EXERCISE AIM: Make an exact copy of all the material below, apart from the pictures.

§ §

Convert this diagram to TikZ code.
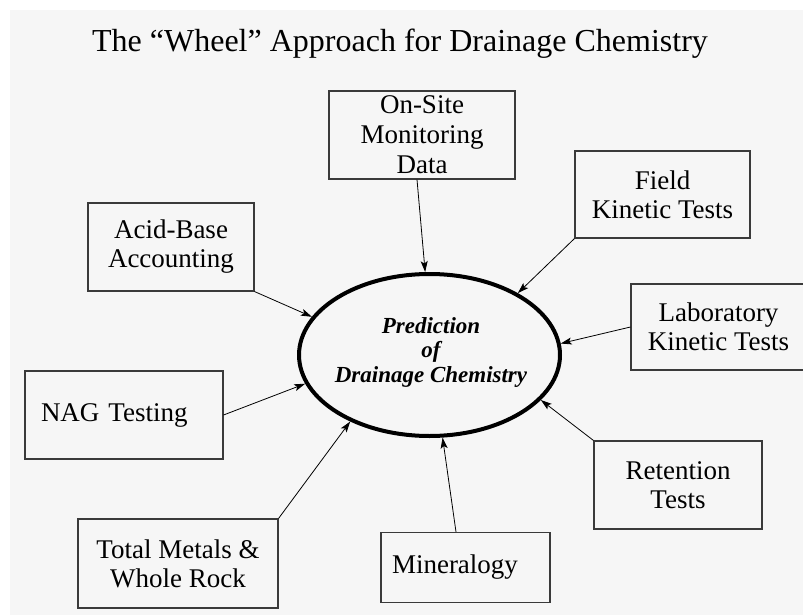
\documentclass[tikz,border=0pt]{standalone}
\usepackage{fontspec}
\setmainfont{Liberation Serif}
\usetikzlibrary{arrows.meta,shapes.geometric}
\definecolor{bggrey}{HTML}{F6F6F6}
\definecolor{boxline}{HTML}{3A3A3A}
\begin{document}
\begin{tikzpicture}[x=1pt,y=-1pt,
  box/.style={draw=boxline, line width=1.1pt, inner sep=0pt, align=center,
    font=\fontsize{27}{29}\selectfont},
  feed/.style={-{Stealth[length=11pt,width=7pt,inset=2.5pt]}, line width=0.8pt, black},
  wheelring/.style={draw=black, ellipse, line width=4pt, inner sep=0pt,
    minimum width=261pt, minimum height=162pt},
  wheeltxt/.style={align=center, font=\fontsize{23}{25}\selectfont\bfseries\itshape}
]
\useasboundingbox (0,0) rectangle (803,615);
\fill[bggrey] (10,10) rectangle (803,615);

\node[font=\fontsize{32}{36}\selectfont, anchor=base] (title) at (400,52)
  {The “Wheel” Approach for Drainage Chemistry};

% centre
\node[wheelring] (wheel) at (429.5,355) {};
\node[wheeltxt] (wheeltext) at (431,352.5) {Prediction\\of\\Drainage Chemistry};

% boxes
\node[box, minimum width=186pt, minimum height=88pt, font=\fontsize{27}{30}\selectfont] (onsite) at (422,135) {On-Site\\Monitoring\\Data};
\node[box, minimum width=175pt, minimum height=87pt] (field) at (662.5,194.5) {Field\\Kinetic Tests};
\node[box, minimum width=166pt, minimum height=88pt] (acid) at (171,247) {Acid-Base\\Accounting};
\node[box, minimum width=175pt, minimum height=86pt] (lab) at (718.5,327) {Laboratory\\Kinetic Tests};
\node[box, minimum width=198pt, minimum height=88pt, text width=166pt, inner xsep=16pt, align=left] (nag) at (124,415) {NAG Testing};
\node[box, minimum width=168pt, minimum height=88pt] (retention) at (678,485) {Retention\\Tests};
\node[box, minimum width=200pt, minimum height=89pt] (total) at (178,563.5) {Total Metals \&\\Whole Rock};
\node[box, minimum width=169pt, minimum height=70pt, text width=147pt, inner xsep=11pt, align=left] (mineral) at (465.5,567.5) {Mineralogy};

% connectors
\draw[feed] ([xshift=-5pt]onsite.south) -- (wheel.93);
\draw[feed] (field.south west) -- (wheel.35);
\draw[feed] (acid.south east) -- (wheel.162);
\draw[feed] (lab.west) -- (wheel.5);
\draw[feed] (nag.east) -- (wheel.193);
\draw[feed] (total.north east) -- (wheel.220);
\draw[feed] ([xshift=-9.5pt]mineral.north) -- (wheel.279);
\draw[feed] (retention.north west) -- (wheel.338);
\end{tikzpicture}
\end{document}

§ §

IN RESPONSE:
Convert this diagram to TikZ code.
\documentclass[tikz,border=0pt]{standalone}
\usepackage{fontspec}
\setmainfont{Liberation Serif}
\usetikzlibrary{arrows.meta,shapes.geometric}
\definecolor{bggrey}{HTML}{F6F6F6}
\definecolor{boxline}{HTML}{3A3A3A}
\begin{document}
\begin{tikzpicture}[x=1pt,y=-1pt,
  box/.style={draw=boxline, line width=1.1pt, inner sep=0pt, align=center,
    font=\fontsize{27}{29}\selectfont},
  feed/.style={-{Stealth[length=11pt,width=7pt,inset=2.5pt]}, line width=0.8pt, black},
  wheelring/.style={draw=black, ellipse, line width=4pt, inner sep=0pt,
    minimum width=261pt, minimum height=162pt},
  wheeltxt/.style={align=center, font=\fontsize{23}{25}\selectfont\bfseries\itshape}
]
\useasboundingbox (0,0) rectangle (803,615);
\fill[bggrey] (10,10) rectangle (803,615);

\node[font=\fontsize{32}{36}\selectfont, anchor=base] (title) at (400,52)
  {The “Wheel” Approach for Drainage Chemistry};

% centre
\node[wheelring] (wheel) at (429.5,355) {};
\node[wheeltxt] (wheeltext) at (431,352.5) {Prediction\\of\\Drainage Chemistry};

% boxes
\node[box, minimum width=186pt, minimum height=88pt, font=\fontsize{27}{30}\selectfont] (onsite) at (422,135) {On-Site\\Monitoring\\Data};
\node[box, minimum width=175pt, minimum height=87pt] (field) at (662.5,194.5) {Field\\Kinetic Tests};
\node[box, minimum width=166pt, minimum height=88pt] (acid) at (171,247) {Acid-Base\\Accounting};
\node[box, minimum width=175pt, minimum height=86pt] (lab) at (718.5,327) {Laboratory\\Kinetic Tests};
\node[box, minimum width=198pt, minimum height=88pt, text width=166pt, inner xsep=16pt, align=left] (nag) at (124,415) {NAG Testing};
\node[box, minimum width=168pt, minimum height=88pt] (retention) at (678,485) {Retention\\Tests};
\node[box, minimum width=200pt, minimum height=89pt] (total) at (178,563.5) {Total Metals \&\\Whole Rock};
\node[box, minimum width=169pt, minimum height=70pt, text width=147pt, inner xsep=11pt, align=left] (mineral) at (465.5,567.5) {Mineralogy};

% connectors
\draw[feed] ([xshift=-5pt]onsite.south) -- (wheel.93);
\draw[feed] (field.south west) -- (wheel.35);
\draw[feed] (acid.south east) -- (wheel.162);
\draw[feed] (lab.west) -- (wheel.5);
\draw[feed] (nag.east) -- (wheel.193);
\draw[feed] (total.north east) -- (wheel.220);
\draw[feed] ([xshift=-9.5pt]mineral.north) -- (wheel.279);
\draw[feed] (retention.north west) -- (wheel.338);
\end{tikzpicture}
\end{document}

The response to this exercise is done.